Relationships are fertile ground, and it doesn’t take much to get us going…
- They were a little too quiet at dinner.
- When you asked how their day was, the only response was, “fine.”
- They don’t respond quickly enough to a message.
- You said, “I love you,” but they didn’t say it back quickly enough or didn’t sound sincere.
- You want to make plans for the future, but your partner says, “Let’s just see where things take us.”
- They mention that they “need to deal with some things” or that “their mind is other places.”
Uncertainty feels bad.
To escape that feeling, we tell ourselves a story. Right, wrong, or somewhere in between, we provide an explanation. Anything to stop the wondering and worrying.

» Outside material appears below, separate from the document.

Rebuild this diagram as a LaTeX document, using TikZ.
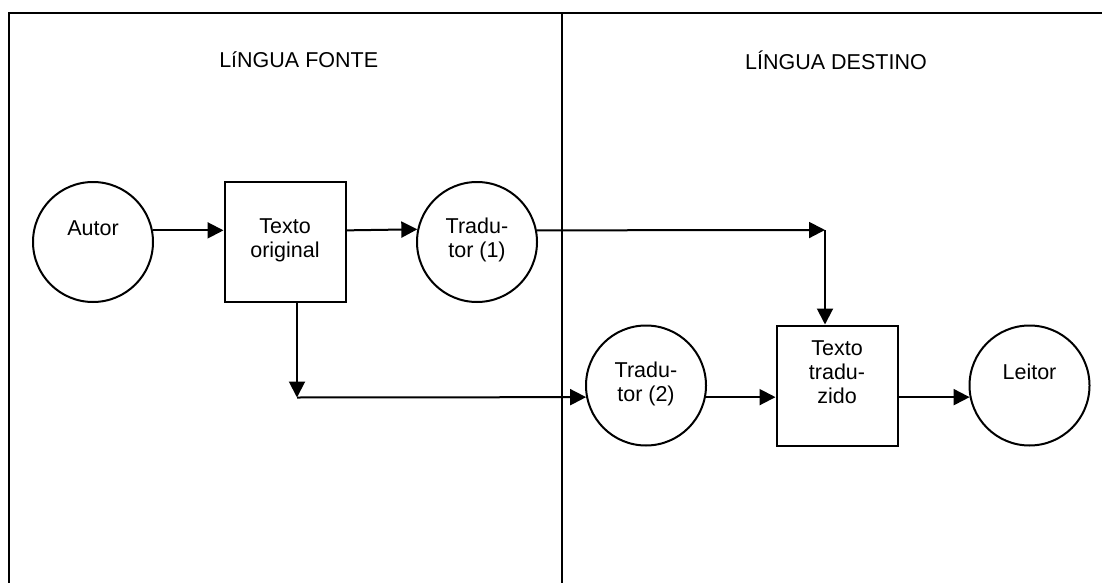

Yet, uncertainty is largely unavoidable.
Every relationship has incomplete information. It’s impossible to know it all. You don’t know 100 percent what your partner is thinking. Guess what? Neither do they. As individuals, we aren’t always completely sure about what we feel, what motivates us, what we’re going to do, or how we’re going to think. Now, in a relationship, multiply that by two.
The only sure thing is that we’re never going to have all the facts or be able to see the complete picture. Some parts will always be fuzzy. That’s OK. It doesn’t mean anything is wrong.
How to Avoid Overthinking
Accept: Learn to accept that some degree of ambiguity is inevitable. You’re never going to know everything about your partner’s past, their previous relationships, or what they’re doing at every moment. That’s perfectly normal. Your partner isn’t going to know all of those things about you, either. That’s where trust comes in.
Trust = (Transparency + Consistency) × Time
The best partners are transparent and consistent over long stretches, just like a best friend. If your relationship has all three elements, don’t overinterpret your partner’s behaviors. Don’t overthink. Don’t freak out. Trust your partner.
Keep it simple: When searching for explanations to confront ambiguity, remember Occam’s Razor. Also known as the “principle of parsimony,” Occam’s Razor states that where there are multiple possibilities or explanations, the simplest, most straightforward explanation is best. When your partner’s communication pattern changes for a day or two, you could assume it means they fell out of love with you, found a new partner, and are moving away to start a new life with a beautiful new family. Or, it could be that they’re sick, lost their phone, or just had a busy stretch at work. The fewer assumptions, the better. Simpler is likely more accurate. Don’t ask yourself what could be wrong (that’s an invitation for creative explanations); instead, challenge yourself to focus on what is most likely.
Gather more information: The overinterpretation problem starts because you don’t have all the details. Although you may never get the complete story, the more you know, the better. To get that information, go straight to the source and have a conversation with your partner.
- Do: Acknowledge that you’re feeling uncertain and explain what you’re wondering about.
- Don’t: Jump to worst-case scenarios or sound accusatory.
- Do: Give them the benefit of the doubt. Your partner, who is your best friend that you love and care about, deserves that.
- Don’t: Make assumptions or attempt to “know” what they’re thinking. You may have some guesses, but keep those to yourself.
- Do: Give them space to explain and share their perspective. You want to know what they’re thinking. Hear them out.
Ask better questions: Constantly asking questions can make you sound like a nag or, worse, distrustful. Instead of simply asking more questions, you should focus on asking the right kind (VanEpps & Hart, 2022). The best questions invite explanation and discourage your own overinterpretation.
- Don’t: Ask in a way in which you get the answer you want (e.g., “Have you been busy at work, is that why you haven’t texted?” “You’re not mad at me, right?”).
- Do: Ask, “What have you been up to lately?” Open-ended questions give the other person more room to talk and explain.
Remember, you’re being curious and trying to learn. You’re not testing your theories, and you don’t want to signal suspicion (because that may create the types of problems you’re hoping to avoid). If you suspect the other person is lying, ask an unexpected or surprising question. Those are much harder to answer because liars rehearse for the most likely questions.
Conclusion
You may feel adrift in love, unsure, uncertain, and confused. All of this worrying has a major downside. You’re more likely to see bad signs that aren’t there and jump to conclusions that aren’t warranted. If your threat detection system goes awry and becomes overly sensitive, you become your own (and your relationship’s) worst enemy. Instead, use the tips in this article to recalibrate. You should also give your partner the benefit of the doubt. After all, the best relationships are built on trust, security, and dependability. Give your partner what you hope to get back.